** Begin DATA SHOWN **

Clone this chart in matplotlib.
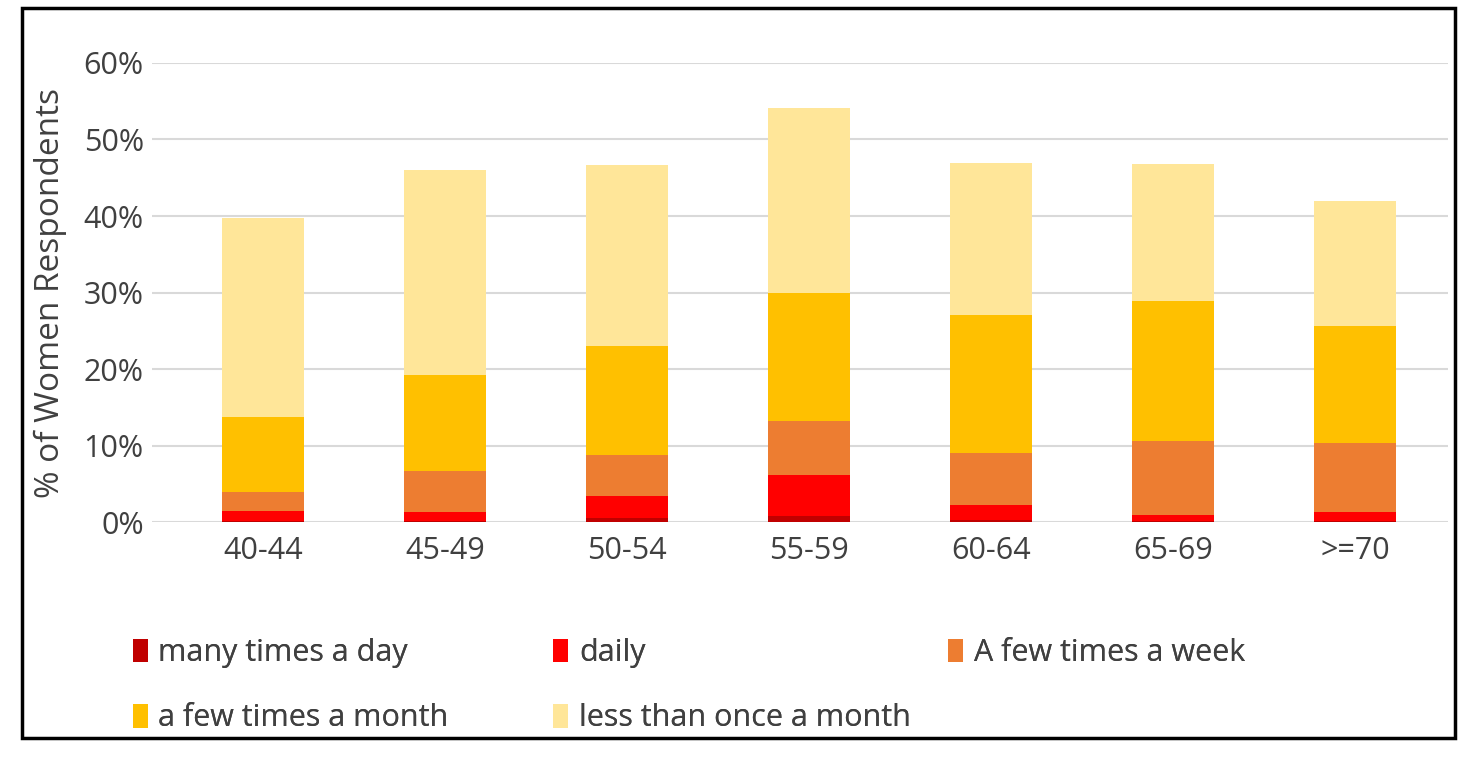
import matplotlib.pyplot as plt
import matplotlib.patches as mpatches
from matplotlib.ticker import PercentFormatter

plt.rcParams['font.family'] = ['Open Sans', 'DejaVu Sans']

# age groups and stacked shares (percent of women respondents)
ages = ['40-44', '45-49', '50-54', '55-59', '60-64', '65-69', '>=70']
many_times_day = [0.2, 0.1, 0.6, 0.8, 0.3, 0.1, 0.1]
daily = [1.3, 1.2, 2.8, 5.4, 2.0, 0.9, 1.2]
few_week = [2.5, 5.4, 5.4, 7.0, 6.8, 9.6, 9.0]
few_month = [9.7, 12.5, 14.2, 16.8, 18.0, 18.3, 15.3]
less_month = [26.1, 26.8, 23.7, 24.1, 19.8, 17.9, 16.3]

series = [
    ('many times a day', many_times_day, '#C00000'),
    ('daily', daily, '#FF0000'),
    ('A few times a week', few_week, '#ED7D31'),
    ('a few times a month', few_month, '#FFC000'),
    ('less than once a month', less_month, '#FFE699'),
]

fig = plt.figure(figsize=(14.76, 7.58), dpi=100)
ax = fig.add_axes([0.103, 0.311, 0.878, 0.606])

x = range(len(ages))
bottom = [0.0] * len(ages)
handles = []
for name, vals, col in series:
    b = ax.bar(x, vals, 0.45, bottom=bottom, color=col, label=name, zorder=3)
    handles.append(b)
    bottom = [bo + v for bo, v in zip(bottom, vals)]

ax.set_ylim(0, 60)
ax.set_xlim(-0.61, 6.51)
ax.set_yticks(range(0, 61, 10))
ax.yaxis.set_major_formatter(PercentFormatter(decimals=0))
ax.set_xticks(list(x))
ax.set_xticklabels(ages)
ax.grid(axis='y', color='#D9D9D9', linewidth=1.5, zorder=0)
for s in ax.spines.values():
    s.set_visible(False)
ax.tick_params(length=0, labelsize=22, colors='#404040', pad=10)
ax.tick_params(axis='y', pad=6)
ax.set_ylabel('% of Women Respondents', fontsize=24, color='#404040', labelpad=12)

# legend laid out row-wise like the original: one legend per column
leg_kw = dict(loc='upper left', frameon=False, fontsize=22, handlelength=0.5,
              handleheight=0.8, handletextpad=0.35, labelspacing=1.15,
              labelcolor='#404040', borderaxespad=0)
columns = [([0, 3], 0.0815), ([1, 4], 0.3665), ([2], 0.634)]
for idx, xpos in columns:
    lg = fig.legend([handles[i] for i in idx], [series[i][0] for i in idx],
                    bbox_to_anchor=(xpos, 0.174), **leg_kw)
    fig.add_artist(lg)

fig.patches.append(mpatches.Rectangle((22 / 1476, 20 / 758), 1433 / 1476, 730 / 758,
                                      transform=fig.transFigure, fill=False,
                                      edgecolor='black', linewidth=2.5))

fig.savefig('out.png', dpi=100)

** End DATA SHOWN **

YOUR INSTRUCTIONS: Without the pictures, copy the material exactly as given.

WORKED ANSWER:
Clone this chart in matplotlib.
import matplotlib.pyplot as plt
import matplotlib.patches as mpatches
from matplotlib.ticker import PercentFormatter

plt.rcParams['font.family'] = ['Open Sans', 'DejaVu Sans']

# age groups and stacked shares (percent of women respondents)
ages = ['40-44', '45-49', '50-54', '55-59', '60-64', '65-69', '>=70']
many_times_day = [0.2, 0.1, 0.6, 0.8, 0.3, 0.1, 0.1]
daily = [1.3, 1.2, 2.8, 5.4, 2.0, 0.9, 1.2]
few_week = [2.5, 5.4, 5.4, 7.0, 6.8, 9.6, 9.0]
few_month = [9.7, 12.5, 14.2, 16.8, 18.0, 18.3, 15.3]
less_month = [26.1, 26.8, 23.7, 24.1, 19.8, 17.9, 16.3]

series = [
    ('many times a day', many_times_day, '#C00000'),
    ('daily', daily, '#FF0000'),
    ('A few times a week', few_week, '#ED7D31'),
    ('a few times a month', few_month, '#FFC000'),
    ('less than once a month', less_month, '#FFE699'),
]

fig = plt.figure(figsize=(14.76, 7.58), dpi=100)
ax = fig.add_axes([0.103, 0.311, 0.878, 0.606])

x = range(len(ages))
bottom = [0.0] * len(ages)
handles = []
for name, vals, col in series:
    b = ax.bar(x, vals, 0.45, bottom=bottom, color=col, label=name, zorder=3)
    handles.append(b)
    bottom = [bo + v for bo, v in zip(bottom, vals)]

ax.set_ylim(0, 60)
ax.set_xlim(-0.61, 6.51)
ax.set_yticks(range(0, 61, 10))
ax.yaxis.set_major_formatter(PercentFormatter(decimals=0))
ax.set_xticks(list(x))
ax.set_xticklabels(ages)
ax.grid(axis='y', color='#D9D9D9', linewidth=1.5, zorder=0)
for s in ax.spines.values():
    s.set_visible(False)
ax.tick_params(length=0, labelsize=22, colors='#404040', pad=10)
ax.tick_params(axis='y', pad=6)
ax.set_ylabel('% of Women Respondents', fontsize=24, color='#404040', labelpad=12)

# legend laid out row-wise like the original: one legend per column
leg_kw = dict(loc='upper left', frameon=False, fontsize=22, handlelength=0.5,
              handleheight=0.8, handletextpad=0.35, labelspacing=1.15,
              labelcolor='#404040', borderaxespad=0)
columns = [([0, 3], 0.0815), ([1, 4], 0.3665), ([2], 0.634)]
for idx, xpos in columns:
    lg = fig.legend([handles[i] for i in idx], [series[i][0] for i in idx],
                    bbox_to_anchor=(xpos, 0.174), **leg_kw)
    fig.add_artist(lg)

fig.patches.append(mpatches.Rectangle((22 / 1476, 20 / 758), 1433 / 1476, 730 / 758,
                                      transform=fig.transFigure, fill=False,
                                      edgecolor='black', linewidth=2.5))

fig.savefig('out.png', dpi=100)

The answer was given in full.